*Request*
Leave out the pictures; transcribe all else exactly.
---------- Data for processing ----------
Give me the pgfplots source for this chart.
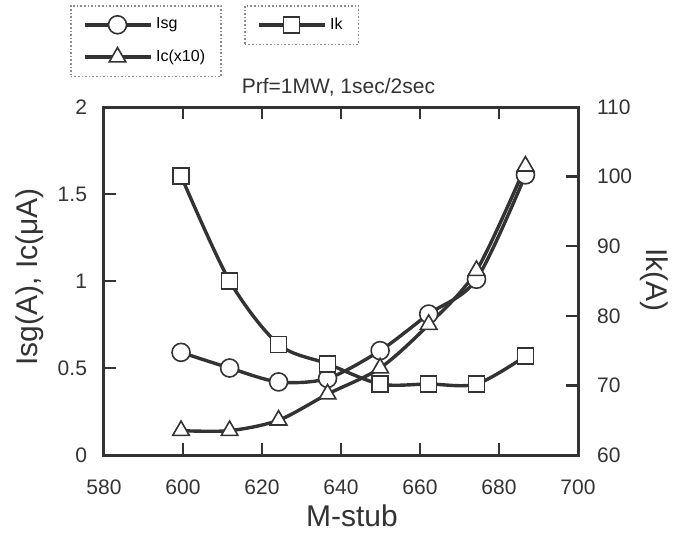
\documentclass[border=0pt]{standalone}
\usepackage{fontspec}
\setmainfont{Liberation Sans}
\usepackage{pgfplots}
\pgfplotsset{compat=1.18}
\definecolor{ink}{HTML}{333333}

\pgfplotsset{
  every axis/.append style={
    scale only axis, width=237pt, height=174pt,
    xmin=580, xmax=700, clip=false,
    tick align=inside, major tick length=6pt,
    every tick/.style={ink, line width=1.2pt},
    axis line style={ink, line width=1.5pt},
    tick label style={font=\fontsize{10.5}{12}\selectfont, text=ink},
    /pgf/number format/assume math mode=true,
    label style={font=\fontsize{15}{17}\selectfont, text=ink},
    legend cell align=left,
    legend style={font=\fontsize{8}{9}\selectfont, draw=black!45, densely dotted,
      line width=0.8pt, inner xsep=6pt, inner ysep=4pt, row sep=5pt},
    legend image code/.code={\draw[mark repeat=2,mark phase=2,#1]
      plot coordinates {(0pt,0pt) (16.5pt,0pt) (33pt,0pt)};},
  },
  curve/.style={ink, line width=1.7pt, smooth, solid,
    mark options={solid, fill=white, line width=0.8pt}},
}

\begin{document}
\begin{tikzpicture}
\begin{axis}[
  ymin=0, ymax=2, ytick={0,0.5,1,1.5,2}, ytick pos=left,
  xtick={580,600,...,700},
  xticklabel style={yshift=-9pt},
  yticklabel style={xshift=-5pt},
  xlabel={M-stub},
  xlabel style={at={(rel axis cs:0.523,-0.204)}, anchor=base},
  ylabel={Isg(A), Ic(μA)},
  ylabel style={at={(rel axis cs:-0.156,0.5115)}, anchor=center},
  legend style={at={(rel axis cs:-0.0717,1.2931)}, anchor=north west},
]
\addplot[curve, mark=*, mark size=4.5pt] coordinates {
  (599.5,0.59) (611.8,0.50) (624.2,0.42) (636.6,0.44)
  (649.9,0.60) (662.2,0.81) (674.3,1.01) (686.7,1.61)};
\addlegendentry{Isg}
\addplot[curve, mark=triangle*, mark size=4.8pt] coordinates {
  (599.5,0.14) (611.8,0.14) (624.2,0.20) (636.6,0.35)
  (649.9,0.50) (662.2,0.75) (674.3,1.06) (686.7,1.66)};
\addlegendentry{Ic(x10)\hspace{7pt}}
\coordinate (bl) at (rel axis cs:-0.2194,-0.2155);
\coordinate (tr) at (rel axis cs:1.2194,1.3075);
\node[anchor=base west, font=\fontsize{10.5}{12}\selectfont, text=ink]
  at (rel axis cs:0.276,1.040) {Prf=1MW, 1sec/2sec};
\end{axis}

\begin{axis}[
  ymin=60, ymax=110, ytick={60,70,...,110},
  hide x axis, axis y line*=right,
  yticklabel style={xshift=6pt},
  ylabel={Ik(A)},
  ylabel style={at={(rel axis cs:1.1603,0.5029)}, anchor=center, rotate=180},
  legend style={at={(rel axis cs:0.2954,1.2931)}, anchor=north west},
]
\addplot[curve, mark=square*, mark size=4pt] coordinates {
  (599.5,100.1) (611.8,85.0) (624.2,75.9) (636.6,73.1)
  (649.9,70.2) (662.2,70.2) (674.3,70.2) (686.7,74.2)};
\addlegendentry{Ik}
\end{axis}
\path (bl) rectangle (tr);
\end{tikzpicture}
\end{document}
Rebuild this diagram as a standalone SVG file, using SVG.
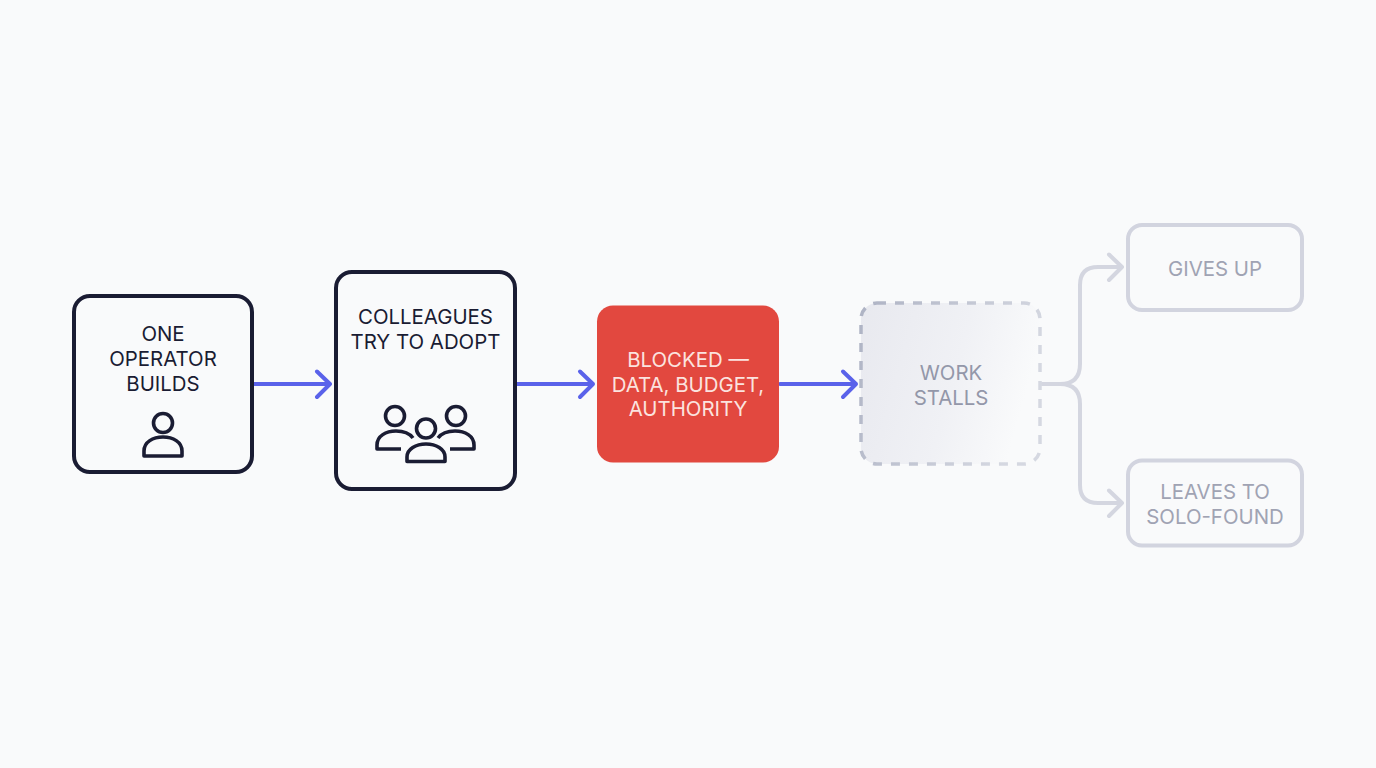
<svg xmlns="http://www.w3.org/2000/svg" width="1376" height="768" viewBox="0 0 1376 768">
<defs>
<linearGradient id="stall" x1="0" y1="0" x2="1" y2="0.25"><stop offset="0" stop-color="#e8e9ef"/><stop offset="0.6" stop-color="#f0f1f5"/><stop offset="1" stop-color="#f9fafb"/></linearGradient>
<linearGradient id="stallStroke" x1="0" y1="0" x2="1" y2="0.3"><stop offset="0" stop-color="#aeb3c4"/><stop offset="1" stop-color="#d5d8e1"/></linearGradient>
</defs>
<style>
text{font-family:Inter,"Liberation Sans",sans-serif;font-size:20.400px;text-anchor:middle}
.dark{fill:#1a1c33}
.white{fill:#fbe3df}
.mid{fill:#9397a9}
.pale{fill:#a0a3b3}
.box{fill:none;stroke:#1a1c33;stroke-width:4}
.ghost{fill:none;stroke:#d2d4df;stroke-width:4}
.icon{fill:none;stroke:#1a1c33;stroke-width:3.600;stroke-linejoin:round}
.flow{fill:none;stroke:#5a62ea;stroke-width:4;stroke-linecap:round;stroke-linejoin:round}
.fade{fill:none;stroke:#d4d6e0;stroke-width:4;stroke-linecap:round;stroke-linejoin:round}
</style>
<rect width="1376" height="768" fill="#f9fafb"/>
<g id="connectors">
<path class="flow" d="M254 384H330M317 371.500L330 384L317 397"/>
<path class="flow" d="M517 384H593M580 371.500L593 384L580 397"/>
<path class="flow" d="M780 384H856M843 371.500L856 384L843 397"/>
<path class="fade" d="M1042 384H1060Q1080 384 1080 364V285Q1080 267 1098 267H1122M1109 254.500L1122 267L1109 280"/>
<path class="fade" d="M1060 384Q1080 384 1080 404V485Q1080 503 1098 503H1122M1109 490.500L1122 503L1109 516"/>
</g>
<g id="node-operator">
<rect class="box" x="74" y="296" width="178" height="176" rx="16"/>
<text class="dark" x="163" y="341">ONE</text>
<text class="dark" x="163" y="366">OPERATOR</text>
<text class="dark" x="163" y="391">BUILDS</text>
<circle class="icon" cx="163" cy="423" r="9.500"/>
<path class="icon" d="M144 456V451C144 442 153 437 163 437C173 437 182 442 182 451V456Z"/>
</g>
<g id="node-colleagues">
<rect class="box" x="336" y="272" width="179" height="217" rx="16"/>
<text class="dark" x="425.500" y="324">COLLEAGUES</text>
<text class="dark" x="425.500" y="349">TRY TO ADOPT</text>
<circle class="icon" cx="395" cy="416" r="9.500"/>
<circle class="icon" cx="456" cy="416" r="9.500"/>
<circle class="icon" cx="426" cy="428.500" r="9.500"/>
<path class="icon" d="M401 449H377V445C377 436 386 431 396 431C404 431 410 434 413 438"/>
<path class="icon" d="M450 449H474V445C474 436 465 431 455 431C447 431 441 434 438 438"/>
<path class="icon" d="M407 461.500V457C407 449 416 444 426 444C436 444 445 449 445 457V461.500Z"/>
</g>
<g id="node-blocked">
<rect x="597" y="305.500" width="182" height="157" rx="16" fill="#e2483f"/>
<text class="white" x="688" y="367">BLOCKED —</text>
<text class="white" x="688" y="392">DATA, BUDGET,</text>
<text class="white" x="688" y="416">AUTHORITY</text>
</g>
<g id="node-stalls">
<rect x="861" y="303" width="179" height="161" rx="16" fill="url(#stall)" stroke="url(#stallStroke)" stroke-width="3.500" stroke-dasharray="9 9"/>
<text class="mid" x="951" y="380">WORK</text>
<text class="mid" x="951" y="404.500">STALLS</text>
</g>
<g id="node-gives-up">
<rect class="ghost" x="1128" y="225" width="174" height="85" rx="14"/>
<text class="pale" x="1215" y="275.500">GIVES UP</text>
</g>
<g id="node-solo">
<rect class="ghost" x="1128" y="460.500" width="174" height="85" rx="14"/>
<text class="pale" x="1215" y="499">LEAVES TO</text>
<text class="pale" x="1215" y="523.500">SOLO-FOUND</text>
</g>
</svg>
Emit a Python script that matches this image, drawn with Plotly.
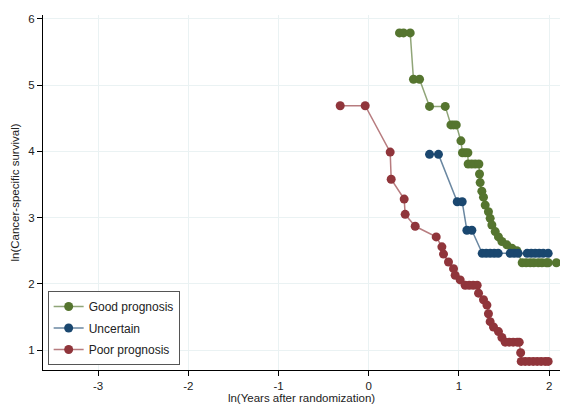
----------
*Written answer*
Give me the pgfplots source for this chart.
\documentclass[border=0pt]{standalone}
\usepackage{fontspec}
\setmainfont{Liberation Sans}
\usepackage{pgfplots}
\pgfplotsset{compat=1.18}
\definecolor{ink}{HTML}{333333}

\pgfplotsset{
  every axis/.append style={
    scale only axis, width=237pt, height=174pt,
    xmin=580, xmax=700, clip=false,
    tick align=inside, major tick length=6pt,
    every tick/.style={ink, line width=1.2pt},
    axis line style={ink, line width=1.5pt},
    tick label style={font=\fontsize{10.5}{12}\selectfont, text=ink},
    /pgf/number format/assume math mode=true,
    label style={font=\fontsize{15}{17}\selectfont, text=ink},
    legend cell align=left,
    legend style={font=\fontsize{8}{9}\selectfont, draw=black!45, densely dotted,
      line width=0.8pt, inner xsep=6pt, inner ysep=4pt, row sep=5pt},
    legend image code/.code={\draw[mark repeat=2,mark phase=2,#1]
      plot coordinates {(0pt,0pt) (16.5pt,0pt) (33pt,0pt)};},
  },
  curve/.style={ink, line width=1.7pt, smooth, solid,
    mark options={solid, fill=white, line width=0.8pt}},
}

\begin{document}
\begin{tikzpicture}
\begin{axis}[
  ymin=0, ymax=2, ytick={0,0.5,1,1.5,2}, ytick pos=left,
  xtick={580,600,...,700},
  xticklabel style={yshift=-9pt},
  yticklabel style={xshift=-5pt},
  xlabel={M-stub},
  xlabel style={at={(rel axis cs:0.523,-0.204)}, anchor=base},
  ylabel={Isg(A), Ic(μA)},
  ylabel style={at={(rel axis cs:-0.156,0.5115)}, anchor=center},
  legend style={at={(rel axis cs:-0.0717,1.2931)}, anchor=north west},
]
\addplot[curve, mark=*, mark size=4.5pt] coordinates {
  (599.5,0.59) (611.8,0.50) (624.2,0.42) (636.6,0.44)
  (649.9,0.60) (662.2,0.81) (674.3,1.01) (686.7,1.61)};
\addlegendentry{Isg}
\addplot[curve, mark=triangle*, mark size=4.8pt] coordinates {
  (599.5,0.14) (611.8,0.14) (624.2,0.20) (636.6,0.35)
  (649.9,0.50) (662.2,0.75) (674.3,1.06) (686.7,1.66)};
\addlegendentry{Ic(x10)\hspace{7pt}}
\coordinate (bl) at (rel axis cs:-0.2194,-0.2155);
\coordinate (tr) at (rel axis cs:1.2194,1.3075);
\node[anchor=base west, font=\fontsize{10.5}{12}\selectfont, text=ink]
  at (rel axis cs:0.276,1.040) {Prf=1MW, 1sec/2sec};
\end{axis}

\begin{axis}[
  ymin=60, ymax=110, ytick={60,70,...,110},
  hide x axis, axis y line*=right,
  yticklabel style={xshift=6pt},
  ylabel={Ik(A)},
  ylabel style={at={(rel axis cs:1.1603,0.5029)}, anchor=center, rotate=180},
  legend style={at={(rel axis cs:0.2954,1.2931)}, anchor=north west},
]
\addplot[curve, mark=square*, mark size=4pt] coordinates {
  (599.5,100.1) (611.8,85.0) (624.2,75.9) (636.6,73.1)
  (649.9,70.2) (662.2,70.2) (674.3,70.2) (686.7,74.2)};
\addlegendentry{Ik}
\end{axis}
\path (bl) rectangle (tr);
\end{tikzpicture}
\end{document}
Rebuild this diagram as a standalone SVG file, using SVG.
<svg xmlns="http://www.w3.org/2000/svg" width="1376" height="768" viewBox="0 0 1376 768">
<defs>
<linearGradient id="stall" x1="0" y1="0" x2="1" y2="0.25"><stop offset="0" stop-color="#e8e9ef"/><stop offset="0.6" stop-color="#f0f1f5"/><stop offset="1" stop-color="#f9fafb"/></linearGradient>
<linearGradient id="stallStroke" x1="0" y1="0" x2="1" y2="0.3"><stop offset="0" stop-color="#aeb3c4"/><stop offset="1" stop-color="#d5d8e1"/></linearGradient>
</defs>
<style>
text{font-family:Inter,"Liberation Sans",sans-serif;font-size:20.400px;text-anchor:middle}
.dark{fill:#1a1c33}
.white{fill:#fbe3df}
.mid{fill:#9397a9}
.pale{fill:#a0a3b3}
.box{fill:none;stroke:#1a1c33;stroke-width:4}
.ghost{fill:none;stroke:#d2d4df;stroke-width:4}
.icon{fill:none;stroke:#1a1c33;stroke-width:3.600;stroke-linejoin:round}
.flow{fill:none;stroke:#5a62ea;stroke-width:4;stroke-linecap:round;stroke-linejoin:round}
.fade{fill:none;stroke:#d4d6e0;stroke-width:4;stroke-linecap:round;stroke-linejoin:round}
</style>
<rect width="1376" height="768" fill="#f9fafb"/>
<g id="connectors">
<path class="flow" d="M254 384H330M317 371.500L330 384L317 397"/>
<path class="flow" d="M517 384H593M580 371.500L593 384L580 397"/>
<path class="flow" d="M780 384H856M843 371.500L856 384L843 397"/>
<path class="fade" d="M1042 384H1060Q1080 384 1080 364V285Q1080 267 1098 267H1122M1109 254.500L1122 267L1109 280"/>
<path class="fade" d="M1060 384Q1080 384 1080 404V485Q1080 503 1098 503H1122M1109 490.500L1122 503L1109 516"/>
</g>
<g id="node-operator">
<rect class="box" x="74" y="296" width="178" height="176" rx="16"/>
<text class="dark" x="163" y="341">ONE</text>
<text class="dark" x="163" y="366">OPERATOR</text>
<text class="dark" x="163" y="391">BUILDS</text>
<circle class="icon" cx="163" cy="423" r="9.500"/>
<path class="icon" d="M144 456V451C144 442 153 437 163 437C173 437 182 442 182 451V456Z"/>
</g>
<g id="node-colleagues">
<rect class="box" x="336" y="272" width="179" height="217" rx="16"/>
<text class="dark" x="425.500" y="324">COLLEAGUES</text>
<text class="dark" x="425.500" y="349">TRY TO ADOPT</text>
<circle class="icon" cx="395" cy="416" r="9.500"/>
<circle class="icon" cx="456" cy="416" r="9.500"/>
<circle class="icon" cx="426" cy="428.500" r="9.500"/>
<path class="icon" d="M401 449H377V445C377 436 386 431 396 431C404 431 410 434 413 438"/>
<path class="icon" d="M450 449H474V445C474 436 465 431 455 431C447 431 441 434 438 438"/>
<path class="icon" d="M407 461.500V457C407 449 416 444 426 444C436 444 445 449 445 457V461.500Z"/>
</g>
<g id="node-blocked">
<rect x="597" y="305.500" width="182" height="157" rx="16" fill="#e2483f"/>
<text class="white" x="688" y="367">BLOCKED —</text>
<text class="white" x="688" y="392">DATA, BUDGET,</text>
<text class="white" x="688" y="416">AUTHORITY</text>
</g>
<g id="node-stalls">
<rect x="861" y="303" width="179" height="161" rx="16" fill="url(#stall)" stroke="url(#stallStroke)" stroke-width="3.500" stroke-dasharray="9 9"/>
<text class="mid" x="951" y="380">WORK</text>
<text class="mid" x="951" y="404.500">STALLS</text>
</g>
<g id="node-gives-up">
<rect class="ghost" x="1128" y="225" width="174" height="85" rx="14"/>
<text class="pale" x="1215" y="275.500">GIVES UP</text>
</g>
<g id="node-solo">
<rect class="ghost" x="1128" y="460.500" width="174" height="85" rx="14"/>
<text class="pale" x="1215" y="499">LEAVES TO</text>
<text class="pale" x="1215" y="523.500">SOLO-FOUND</text>
</g>
</svg>
Emit a Python script that matches this image, drawn with Plotly.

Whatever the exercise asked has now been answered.